Material provided ->
════════

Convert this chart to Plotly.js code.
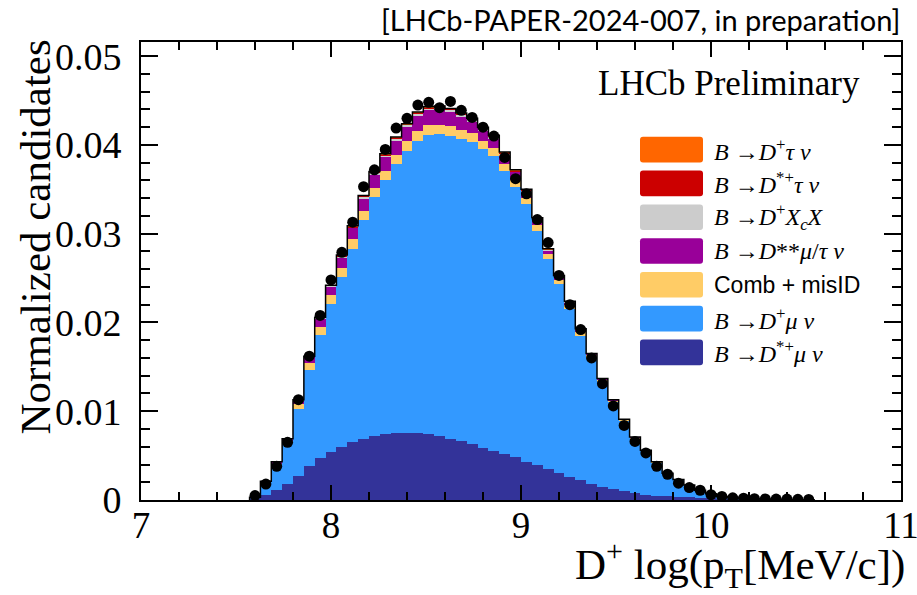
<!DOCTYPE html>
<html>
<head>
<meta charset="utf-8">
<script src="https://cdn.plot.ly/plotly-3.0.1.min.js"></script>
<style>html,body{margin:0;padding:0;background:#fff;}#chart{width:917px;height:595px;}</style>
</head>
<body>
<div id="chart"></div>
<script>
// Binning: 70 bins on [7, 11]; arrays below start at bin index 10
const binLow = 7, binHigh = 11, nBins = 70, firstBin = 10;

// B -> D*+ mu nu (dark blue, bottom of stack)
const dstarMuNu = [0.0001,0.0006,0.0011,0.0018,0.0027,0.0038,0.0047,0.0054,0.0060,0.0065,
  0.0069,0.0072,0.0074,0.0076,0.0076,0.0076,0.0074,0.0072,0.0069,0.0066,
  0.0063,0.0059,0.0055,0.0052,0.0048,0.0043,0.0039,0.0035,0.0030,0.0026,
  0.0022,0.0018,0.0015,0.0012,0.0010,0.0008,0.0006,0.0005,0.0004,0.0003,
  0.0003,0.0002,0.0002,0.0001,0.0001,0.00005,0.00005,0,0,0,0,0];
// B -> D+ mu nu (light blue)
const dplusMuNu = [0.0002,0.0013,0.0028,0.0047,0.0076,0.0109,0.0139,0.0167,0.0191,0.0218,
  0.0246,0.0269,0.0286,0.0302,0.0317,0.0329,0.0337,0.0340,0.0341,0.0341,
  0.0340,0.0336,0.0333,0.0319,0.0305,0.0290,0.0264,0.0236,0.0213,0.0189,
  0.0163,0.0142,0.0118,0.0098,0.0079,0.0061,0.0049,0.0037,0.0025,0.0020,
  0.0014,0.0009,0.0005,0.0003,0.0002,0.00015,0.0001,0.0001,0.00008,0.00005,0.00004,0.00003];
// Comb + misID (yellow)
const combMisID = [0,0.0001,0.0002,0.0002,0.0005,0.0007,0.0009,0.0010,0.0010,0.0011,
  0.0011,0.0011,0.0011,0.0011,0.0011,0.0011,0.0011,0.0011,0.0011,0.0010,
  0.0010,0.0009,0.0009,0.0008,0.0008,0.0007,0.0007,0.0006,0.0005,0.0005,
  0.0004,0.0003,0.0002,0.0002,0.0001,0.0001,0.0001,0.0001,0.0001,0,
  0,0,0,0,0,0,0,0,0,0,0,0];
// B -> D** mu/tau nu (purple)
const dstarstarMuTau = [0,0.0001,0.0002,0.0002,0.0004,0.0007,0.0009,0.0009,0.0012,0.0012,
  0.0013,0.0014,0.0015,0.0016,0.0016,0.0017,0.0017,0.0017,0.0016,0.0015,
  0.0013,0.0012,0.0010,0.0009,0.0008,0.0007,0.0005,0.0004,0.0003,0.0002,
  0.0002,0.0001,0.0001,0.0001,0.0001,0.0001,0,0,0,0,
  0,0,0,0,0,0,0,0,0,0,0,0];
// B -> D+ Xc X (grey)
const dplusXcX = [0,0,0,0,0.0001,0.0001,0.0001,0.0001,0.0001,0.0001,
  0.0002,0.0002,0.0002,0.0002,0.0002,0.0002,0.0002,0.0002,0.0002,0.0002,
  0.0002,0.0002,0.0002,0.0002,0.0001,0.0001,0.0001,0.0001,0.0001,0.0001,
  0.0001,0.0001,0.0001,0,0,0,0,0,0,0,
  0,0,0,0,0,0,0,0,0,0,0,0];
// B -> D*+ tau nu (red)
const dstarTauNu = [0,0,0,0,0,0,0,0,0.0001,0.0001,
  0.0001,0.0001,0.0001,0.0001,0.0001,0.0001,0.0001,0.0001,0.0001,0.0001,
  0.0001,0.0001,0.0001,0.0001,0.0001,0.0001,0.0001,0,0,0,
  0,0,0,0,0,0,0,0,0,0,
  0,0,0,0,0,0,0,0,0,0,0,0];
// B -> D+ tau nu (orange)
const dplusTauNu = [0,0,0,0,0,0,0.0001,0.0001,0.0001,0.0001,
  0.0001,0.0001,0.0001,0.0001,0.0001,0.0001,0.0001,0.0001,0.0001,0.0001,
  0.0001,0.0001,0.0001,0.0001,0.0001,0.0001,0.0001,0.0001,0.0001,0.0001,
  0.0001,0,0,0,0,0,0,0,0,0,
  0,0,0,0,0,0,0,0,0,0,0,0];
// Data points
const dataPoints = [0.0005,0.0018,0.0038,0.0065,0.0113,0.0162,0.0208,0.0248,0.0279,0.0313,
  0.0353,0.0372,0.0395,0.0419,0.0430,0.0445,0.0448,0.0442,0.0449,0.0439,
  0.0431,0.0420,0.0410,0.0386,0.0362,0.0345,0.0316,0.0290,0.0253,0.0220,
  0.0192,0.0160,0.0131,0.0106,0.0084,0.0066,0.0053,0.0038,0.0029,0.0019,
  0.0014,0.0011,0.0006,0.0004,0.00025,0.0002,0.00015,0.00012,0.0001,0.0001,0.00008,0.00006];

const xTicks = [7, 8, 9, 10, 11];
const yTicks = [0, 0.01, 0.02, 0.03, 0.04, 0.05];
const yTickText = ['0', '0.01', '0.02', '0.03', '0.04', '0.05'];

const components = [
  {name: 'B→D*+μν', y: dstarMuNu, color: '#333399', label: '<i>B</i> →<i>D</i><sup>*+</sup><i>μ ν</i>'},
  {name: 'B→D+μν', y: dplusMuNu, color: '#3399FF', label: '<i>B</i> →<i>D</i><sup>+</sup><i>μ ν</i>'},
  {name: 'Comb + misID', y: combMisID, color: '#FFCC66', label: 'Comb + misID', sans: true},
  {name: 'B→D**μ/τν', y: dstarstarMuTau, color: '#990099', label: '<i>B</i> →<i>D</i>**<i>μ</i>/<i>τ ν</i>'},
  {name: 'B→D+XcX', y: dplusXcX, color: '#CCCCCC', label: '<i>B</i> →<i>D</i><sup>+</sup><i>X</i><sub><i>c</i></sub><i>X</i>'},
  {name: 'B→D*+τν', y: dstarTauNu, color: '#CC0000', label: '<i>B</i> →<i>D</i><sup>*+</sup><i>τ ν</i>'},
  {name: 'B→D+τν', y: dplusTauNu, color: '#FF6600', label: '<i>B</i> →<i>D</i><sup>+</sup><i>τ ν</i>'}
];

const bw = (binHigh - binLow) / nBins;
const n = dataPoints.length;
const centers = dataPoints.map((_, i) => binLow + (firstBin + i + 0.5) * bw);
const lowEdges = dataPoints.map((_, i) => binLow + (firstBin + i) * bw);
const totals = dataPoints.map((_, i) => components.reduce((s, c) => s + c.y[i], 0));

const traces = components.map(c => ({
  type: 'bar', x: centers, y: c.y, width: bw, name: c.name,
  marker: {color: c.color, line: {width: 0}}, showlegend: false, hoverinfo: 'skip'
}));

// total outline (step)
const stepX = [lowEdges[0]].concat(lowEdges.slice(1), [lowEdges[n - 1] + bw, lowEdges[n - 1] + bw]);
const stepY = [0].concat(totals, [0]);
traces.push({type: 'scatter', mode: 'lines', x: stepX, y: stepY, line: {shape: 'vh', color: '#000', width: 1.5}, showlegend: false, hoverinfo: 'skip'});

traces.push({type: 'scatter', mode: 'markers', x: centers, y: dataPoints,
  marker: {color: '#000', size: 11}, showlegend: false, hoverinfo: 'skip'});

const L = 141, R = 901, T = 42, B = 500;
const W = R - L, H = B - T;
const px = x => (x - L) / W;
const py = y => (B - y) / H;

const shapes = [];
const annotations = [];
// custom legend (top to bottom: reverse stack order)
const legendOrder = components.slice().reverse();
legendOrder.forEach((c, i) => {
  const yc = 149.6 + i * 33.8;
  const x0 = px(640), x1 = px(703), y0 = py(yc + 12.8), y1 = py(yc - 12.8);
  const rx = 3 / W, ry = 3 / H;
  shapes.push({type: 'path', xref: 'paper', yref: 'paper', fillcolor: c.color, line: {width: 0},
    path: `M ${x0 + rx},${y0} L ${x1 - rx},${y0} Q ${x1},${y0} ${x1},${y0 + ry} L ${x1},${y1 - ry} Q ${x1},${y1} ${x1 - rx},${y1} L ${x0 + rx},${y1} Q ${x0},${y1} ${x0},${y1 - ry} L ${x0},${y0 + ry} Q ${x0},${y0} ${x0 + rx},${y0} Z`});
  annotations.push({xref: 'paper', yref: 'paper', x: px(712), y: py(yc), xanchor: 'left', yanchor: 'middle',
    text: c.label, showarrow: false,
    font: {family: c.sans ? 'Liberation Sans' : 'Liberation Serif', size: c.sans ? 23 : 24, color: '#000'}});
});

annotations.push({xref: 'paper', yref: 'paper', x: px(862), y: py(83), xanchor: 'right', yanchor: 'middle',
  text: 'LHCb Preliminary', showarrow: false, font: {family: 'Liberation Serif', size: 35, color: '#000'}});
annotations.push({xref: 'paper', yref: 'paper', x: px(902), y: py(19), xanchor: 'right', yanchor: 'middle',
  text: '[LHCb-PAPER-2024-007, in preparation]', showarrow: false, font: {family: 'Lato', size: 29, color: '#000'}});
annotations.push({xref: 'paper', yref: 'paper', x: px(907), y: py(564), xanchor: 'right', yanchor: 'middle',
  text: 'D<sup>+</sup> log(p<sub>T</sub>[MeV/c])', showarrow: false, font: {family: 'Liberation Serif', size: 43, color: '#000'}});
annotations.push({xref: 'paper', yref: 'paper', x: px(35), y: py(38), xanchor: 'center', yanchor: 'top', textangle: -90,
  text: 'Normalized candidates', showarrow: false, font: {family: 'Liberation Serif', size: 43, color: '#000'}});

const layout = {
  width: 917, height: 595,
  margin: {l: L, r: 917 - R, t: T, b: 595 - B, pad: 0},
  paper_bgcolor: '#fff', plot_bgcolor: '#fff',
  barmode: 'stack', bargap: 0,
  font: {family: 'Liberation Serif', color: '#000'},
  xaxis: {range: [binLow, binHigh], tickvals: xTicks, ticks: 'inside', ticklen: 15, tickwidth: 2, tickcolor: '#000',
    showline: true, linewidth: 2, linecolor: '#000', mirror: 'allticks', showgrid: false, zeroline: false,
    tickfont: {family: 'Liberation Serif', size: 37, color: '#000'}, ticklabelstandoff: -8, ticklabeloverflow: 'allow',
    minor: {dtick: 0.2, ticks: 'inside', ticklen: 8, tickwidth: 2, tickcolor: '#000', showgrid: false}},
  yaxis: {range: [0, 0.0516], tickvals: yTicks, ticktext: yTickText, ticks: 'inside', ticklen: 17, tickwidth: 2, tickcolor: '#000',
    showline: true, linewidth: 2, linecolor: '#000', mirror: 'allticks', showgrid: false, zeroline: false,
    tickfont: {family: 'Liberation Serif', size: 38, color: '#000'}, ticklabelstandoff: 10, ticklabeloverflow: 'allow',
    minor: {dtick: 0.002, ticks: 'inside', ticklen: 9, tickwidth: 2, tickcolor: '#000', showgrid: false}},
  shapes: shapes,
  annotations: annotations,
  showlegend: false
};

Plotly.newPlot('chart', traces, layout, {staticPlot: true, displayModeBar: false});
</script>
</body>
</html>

════════

Print, exactly as written, the lines above from the first one to the one containing "const binLow = 7, binHigh". Leave out pictures.

Convert this chart to Plotly.js code.
<!DOCTYPE html>
<html>
<head>
<meta charset="utf-8">
<script src="https://cdn.plot.ly/plotly-3.0.1.min.js"></script>
<style>html,body{margin:0;padding:0;background:#fff;}#chart{width:917px;height:595px;}</style>
</head>
<body>
<div id="chart"></div>
<script>
// Binning: 70 bins on [7, 11]; arrays below start at bin index 10
const binLow = 7, binHigh = 11, nBins = 70, firstBin = 10;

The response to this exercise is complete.